WRITTEN REQUEST: Restate each line of the listing exactly, without carrying over any pictures.

DATA EXCERPT:
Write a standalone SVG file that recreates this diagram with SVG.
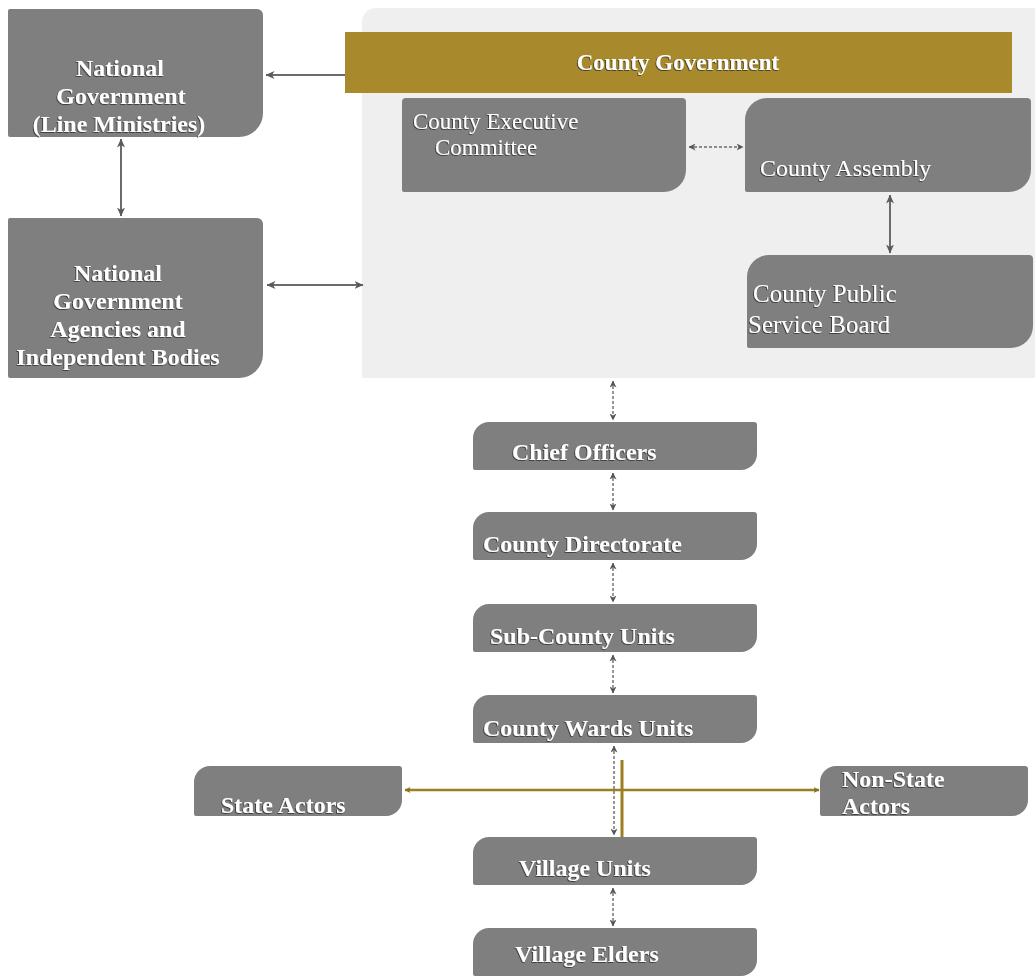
<svg xmlns="http://www.w3.org/2000/svg" xmlns:xlink="http://www.w3.org/1999/xlink" width="1035" height="976" viewBox="0 0 1035 976">
<style>
.box{fill:#7f7f7f}
.t{fill:#ffffff;font-family:"Liberation Serif","Times New Roman",serif;filter:url(#sh)}
.b{font-weight:bold;font-size:24px}
.r{font-weight:normal}
.c{text-anchor:middle}
.ln{stroke:#6b6b6b;stroke-width:2;fill:none}
.dl{stroke:#6b6b6b;stroke-width:1.4;stroke-dasharray:3 2;fill:none}
.gl{stroke:#9d7f22;fill:none}
</style>
<defs>
<filter id="sh" x="-5%" y="-20%" width="110%" height="140%">
<feDropShadow dx="-0.8" dy="0.8" stdDeviation="0.4" flood-color="#2a2a2a" flood-opacity="0.9"/>
</filter>
<marker id="ag" viewBox="0 0 9 8" refX="8.5" refY="4" markerWidth="9" markerHeight="8" markerUnits="userSpaceOnUse" orient="auto-start-reverse">
<path d="M0,0 L9,4 L0,8 L2.5,4 Z" fill="#5a5a5a"/>
</marker>
<marker id="as" viewBox="0 0 7 7" refX="6.5" refY="3.5" markerWidth="7" markerHeight="7" markerUnits="userSpaceOnUse" orient="auto-start-reverse">
<path d="M0,0 L7,3.5 L0,7 L2,3.5 Z" fill="#555555"/>
</marker>
<marker id="ao" viewBox="0 0 6 6" refX="5.5" refY="3" markerWidth="6" markerHeight="6" markerUnits="userSpaceOnUse" orient="auto-start-reverse">
<path d="M0,0 L6,3 L0,6 L1.5,3 Z" fill="#8a6f1c"/>
</marker>
<path id="cbox" d="M16,0 H281 A3,3 0 0 1 284,3 V32 A16,16 0 0 1 268,48 H2 A2,2 0 0 1 0,46 V16 A16,16 0 0 1 16,0 Z"/>
<path id="abox" d="M16,0 H205 A3,3 0 0 1 208,3 V34 A16,16 0 0 1 192,50 H2 A2,2 0 0 1 0,48 V16 A16,16 0 0 1 16,0 Z"/>
</defs>
<rect width="1035" height="976" fill="#ffffff"/>

<g id="county-government-panel">
<path d="M376,8 H1035 V378 H362 V22 A14,14 0 0 1 376,8 Z" fill="#efefef"/>
</g>

<g id="county-government">
<rect x="345" y="32" width="667" height="61" fill="#a8892c"/>
<text class="t b c" x="678" y="70" style="font-size:23px">County Government</text>
</g>

<g id="national-government">
<path class="box" d="M10,9 H257 A6,6 0 0 1 263,15 V113 A24,24 0 0 1 239,137 H10 A2,2 0 0 1 8,135 V11 A2,2 0 0 1 10,9 Z"/>
<text class="t b c" x="120" y="76">National</text>
<text class="t b c" x="121" y="104">Government</text>
<text class="t b c" x="119" y="132">(Line Ministries)</text>
</g>

<g id="national-agencies">
<path class="box" d="M10,218 H257 A6,6 0 0 1 263,224 V354 A24,24 0 0 1 239,378 H10 A2,2 0 0 1 8,376 V220 A2,2 0 0 1 10,218 Z"/>
<text class="t b c" x="118" y="281">National</text>
<text class="t b c" x="118" y="309">Government</text>
<text class="t b c" x="118" y="337">Agencies and</text>
<text class="t b c" x="118" y="365">Independent Bodies</text>
</g>

<g id="county-executive-committee">
<path class="box" d="M406,98 H682 A4,4 0 0 1 686,102 V170 A22,22 0 0 1 664,192 H404 A2,2 0 0 1 402,190 V102 A4,4 0 0 1 406,98 Z"/>
<text class="t r" x="413" y="129" style="font-size:23px">County Executive</text>
<text class="t r" x="435" y="155" style="font-size:23px">Committee</text>
</g>

<g id="county-assembly">
<path class="box" d="M767,98 H1027 A4,4 0 0 1 1031,102 V170 A22,22 0 0 1 1009,192 H747 A2,2 0 0 1 745,190 V120 A22,22 0 0 1 767,98 Z"/>
<text class="t r" x="760" y="176" style="font-size:24px">County Assembly</text>
</g>

<g id="county-public-service-board">
<path class="box" d="M769,255 H1029 A4,4 0 0 1 1033,259 V326 A22,22 0 0 1 1011,348 H749 A2,2 0 0 1 747,346 V277 A22,22 0 0 1 769,255 Z"/>
<text class="t r" x="753" y="302" style="font-size:25px">County Public</text>
<text class="t r" x="748" y="333" style="font-size:25px">Service Board</text>
</g>

<g id="chief-officers">
<use href="#cbox" class="box" x="473" y="422"/>
<text class="t b" x="512" y="460">Chief Officers</text>
</g>

<g id="county-directorate">
<use href="#cbox" class="box" x="473" y="512"/>
<text class="t b" x="483" y="552">County Directorate</text>
</g>

<g id="sub-county-units">
<use href="#cbox" class="box" x="473" y="604"/>
<text class="t b" x="490" y="644">Sub-County Units</text>
</g>

<g id="county-wards-units">
<use href="#cbox" class="box" x="473" y="695"/>
<text class="t b" x="483" y="736">County Wards Units</text>
</g>

<g id="state-actors">
<use href="#abox" class="box" x="194" y="766"/>
<text class="t b" x="221" y="813">State Actors</text>
</g>

<g id="non-state-actors">
<use href="#abox" class="box" x="820" y="766"/>
<text class="t b" x="842" y="787">Non-State</text>
<text class="t b" x="842" y="814">Actors</text>
</g>

<g id="village-units">
<use href="#cbox" class="box" x="473" y="837"/>
<text class="t b" x="519" y="876">Village Units</text>
</g>

<g id="village-elders">
<use href="#cbox" class="box" x="473" y="928"/>
<text class="t b" x="515" y="962">Village Elders</text>
</g>

<g id="connectors">
<line class="ln" x1="345" y1="75" x2="266" y2="75" marker-end="url(#ag)"/>
<line class="ln" x1="121" y1="139" x2="121" y2="216" marker-start="url(#ag)" marker-end="url(#ag)"/>
<line class="ln" x1="267" y1="285" x2="363" y2="285" marker-start="url(#ag)" marker-end="url(#ag)"/>
<line class="dl" x1="689" y1="147" x2="743" y2="147" marker-start="url(#as)" marker-end="url(#as)"/>
<line class="ln" x1="890" y1="195" x2="890" y2="253" marker-start="url(#ag)" marker-end="url(#ag)"/>
<line class="dl" x1="613" y1="381" x2="613" y2="420" marker-start="url(#as)" marker-end="url(#as)"/>
<line class="dl" x1="613" y1="473" x2="613" y2="510" marker-start="url(#as)" marker-end="url(#as)"/>
<line class="dl" x1="613" y1="563" x2="613" y2="602" marker-start="url(#as)" marker-end="url(#as)"/>
<line class="dl" x1="613" y1="655" x2="613" y2="693" marker-start="url(#as)" marker-end="url(#as)"/>
<line class="dl" x1="614" y1="746" x2="614" y2="835" marker-start="url(#as)" marker-end="url(#as)"/>
<line class="dl" x1="613" y1="888" x2="613" y2="926" marker-start="url(#as)" marker-end="url(#as)"/>
<line class="gl" x1="405" y1="790" x2="819" y2="790" stroke-width="2.5" marker-start="url(#ao)" marker-end="url(#ao)"/>
<line class="gl" x1="622" y1="760" x2="622" y2="837" stroke-width="3"/>
</g>
</svg>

COMPLETE OUTPUT:
Write a standalone SVG file that recreates this diagram with SVG.
<svg xmlns="http://www.w3.org/2000/svg" xmlns:xlink="http://www.w3.org/1999/xlink" width="1035" height="976" viewBox="0 0 1035 976">
<style>
.box{fill:#7f7f7f}
.t{fill:#ffffff;font-family:"Liberation Serif","Times New Roman",serif;filter:url(#sh)}
.b{font-weight:bold;font-size:24px}
.r{font-weight:normal}
.c{text-anchor:middle}
.ln{stroke:#6b6b6b;stroke-width:2;fill:none}
.dl{stroke:#6b6b6b;stroke-width:1.4;stroke-dasharray:3 2;fill:none}
.gl{stroke:#9d7f22;fill:none}
</style>
<defs>
<filter id="sh" x="-5%" y="-20%" width="110%" height="140%">
<feDropShadow dx="-0.8" dy="0.8" stdDeviation="0.4" flood-color="#2a2a2a" flood-opacity="0.9"/>
</filter>
<marker id="ag" viewBox="0 0 9 8" refX="8.5" refY="4" markerWidth="9" markerHeight="8" markerUnits="userSpaceOnUse" orient="auto-start-reverse">
<path d="M0,0 L9,4 L0,8 L2.5,4 Z" fill="#5a5a5a"/>
</marker>
<marker id="as" viewBox="0 0 7 7" refX="6.5" refY="3.5" markerWidth="7" markerHeight="7" markerUnits="userSpaceOnUse" orient="auto-start-reverse">
<path d="M0,0 L7,3.5 L0,7 L2,3.5 Z" fill="#555555"/>
</marker>
<marker id="ao" viewBox="0 0 6 6" refX="5.5" refY="3" markerWidth="6" markerHeight="6" markerUnits="userSpaceOnUse" orient="auto-start-reverse">
<path d="M0,0 L6,3 L0,6 L1.5,3 Z" fill="#8a6f1c"/>
</marker>
<path id="cbox" d="M16,0 H281 A3,3 0 0 1 284,3 V32 A16,16 0 0 1 268,48 H2 A2,2 0 0 1 0,46 V16 A16,16 0 0 1 16,0 Z"/>
<path id="abox" d="M16,0 H205 A3,3 0 0 1 208,3 V34 A16,16 0 0 1 192,50 H2 A2,2 0 0 1 0,48 V16 A16,16 0 0 1 16,0 Z"/>
</defs>
<rect width="1035" height="976" fill="#ffffff"/>

<g id="county-government-panel">
<path d="M376,8 H1035 V378 H362 V22 A14,14 0 0 1 376,8 Z" fill="#efefef"/>
</g>

<g id="county-government">
<rect x="345" y="32" width="667" height="61" fill="#a8892c"/>
<text class="t b c" x="678" y="70" style="font-size:23px">County Government</text>
</g>

<g id="national-government">
<path class="box" d="M10,9 H257 A6,6 0 0 1 263,15 V113 A24,24 0 0 1 239,137 H10 A2,2 0 0 1 8,135 V11 A2,2 0 0 1 10,9 Z"/>
<text class="t b c" x="120" y="76">National</text>
<text class="t b c" x="121" y="104">Government</text>
<text class="t b c" x="119" y="132">(Line Ministries)</text>
</g>

<g id="national-agencies">
<path class="box" d="M10,218 H257 A6,6 0 0 1 263,224 V354 A24,24 0 0 1 239,378 H10 A2,2 0 0 1 8,376 V220 A2,2 0 0 1 10,218 Z"/>
<text class="t b c" x="118" y="281">National</text>
<text class="t b c" x="118" y="309">Government</text>
<text class="t b c" x="118" y="337">Agencies and</text>
<text class="t b c" x="118" y="365">Independent Bodies</text>
</g>

<g id="county-executive-committee">
<path class="box" d="M406,98 H682 A4,4 0 0 1 686,102 V170 A22,22 0 0 1 664,192 H404 A2,2 0 0 1 402,190 V102 A4,4 0 0 1 406,98 Z"/>
<text class="t r" x="413" y="129" style="font-size:23px">County Executive</text>
<text class="t r" x="435" y="155" style="font-size:23px">Committee</text>
</g>

<g id="county-assembly">
<path class="box" d="M767,98 H1027 A4,4 0 0 1 1031,102 V170 A22,22 0 0 1 1009,192 H747 A2,2 0 0 1 745,190 V120 A22,22 0 0 1 767,98 Z"/>
<text class="t r" x="760" y="176" style="font-size:24px">County Assembly</text>
</g>

<g id="county-public-service-board">
<path class="box" d="M769,255 H1029 A4,4 0 0 1 1033,259 V326 A22,22 0 0 1 1011,348 H749 A2,2 0 0 1 747,346 V277 A22,22 0 0 1 769,255 Z"/>
<text class="t r" x="753" y="302" style="font-size:25px">County Public</text>
<text class="t r" x="748" y="333" style="font-size:25px">Service Board</text>
</g>

<g id="chief-officers">
<use href="#cbox" class="box" x="473" y="422"/>
<text class="t b" x="512" y="460">Chief Officers</text>
</g>

<g id="county-directorate">
<use href="#cbox" class="box" x="473" y="512"/>
<text class="t b" x="483" y="552">County Directorate</text>
</g>

<g id="sub-county-units">
<use href="#cbox" class="box" x="473" y="604"/>
<text class="t b" x="490" y="644">Sub-County Units</text>
</g>

<g id="county-wards-units">
<use href="#cbox" class="box" x="473" y="695"/>
<text class="t b" x="483" y="736">County Wards Units</text>
</g>

<g id="state-actors">
<use href="#abox" class="box" x="194" y="766"/>
<text class="t b" x="221" y="813">State Actors</text>
</g>

<g id="non-state-actors">
<use href="#abox" class="box" x="820" y="766"/>
<text class="t b" x="842" y="787">Non-State</text>
<text class="t b" x="842" y="814">Actors</text>
</g>

<g id="village-units">
<use href="#cbox" class="box" x="473" y="837"/>
<text class="t b" x="519" y="876">Village Units</text>
</g>

<g id="village-elders">
<use href="#cbox" class="box" x="473" y="928"/>
<text class="t b" x="515" y="962">Village Elders</text>
</g>

<g id="connectors">
<line class="ln" x1="345" y1="75" x2="266" y2="75" marker-end="url(#ag)"/>
<line class="ln" x1="121" y1="139" x2="121" y2="216" marker-start="url(#ag)" marker-end="url(#ag)"/>
<line class="ln" x1="267" y1="285" x2="363" y2="285" marker-start="url(#ag)" marker-end="url(#ag)"/>
<line class="dl" x1="689" y1="147" x2="743" y2="147" marker-start="url(#as)" marker-end="url(#as)"/>
<line class="ln" x1="890" y1="195" x2="890" y2="253" marker-start="url(#ag)" marker-end="url(#ag)"/>
<line class="dl" x1="613" y1="381" x2="613" y2="420" marker-start="url(#as)" marker-end="url(#as)"/>
<line class="dl" x1="613" y1="473" x2="613" y2="510" marker-start="url(#as)" marker-end="url(#as)"/>
<line class="dl" x1="613" y1="563" x2="613" y2="602" marker-start="url(#as)" marker-end="url(#as)"/>
<line class="dl" x1="613" y1="655" x2="613" y2="693" marker-start="url(#as)" marker-end="url(#as)"/>
<line class="dl" x1="614" y1="746" x2="614" y2="835" marker-start="url(#as)" marker-end="url(#as)"/>
<line class="dl" x1="613" y1="888" x2="613" y2="926" marker-start="url(#as)" marker-end="url(#as)"/>
<line class="gl" x1="405" y1="790" x2="819" y2="790" stroke-width="2.5" marker-start="url(#ao)" marker-end="url(#ao)"/>
<line class="gl" x1="622" y1="760" x2="622" y2="837" stroke-width="3"/>
</g>
</svg>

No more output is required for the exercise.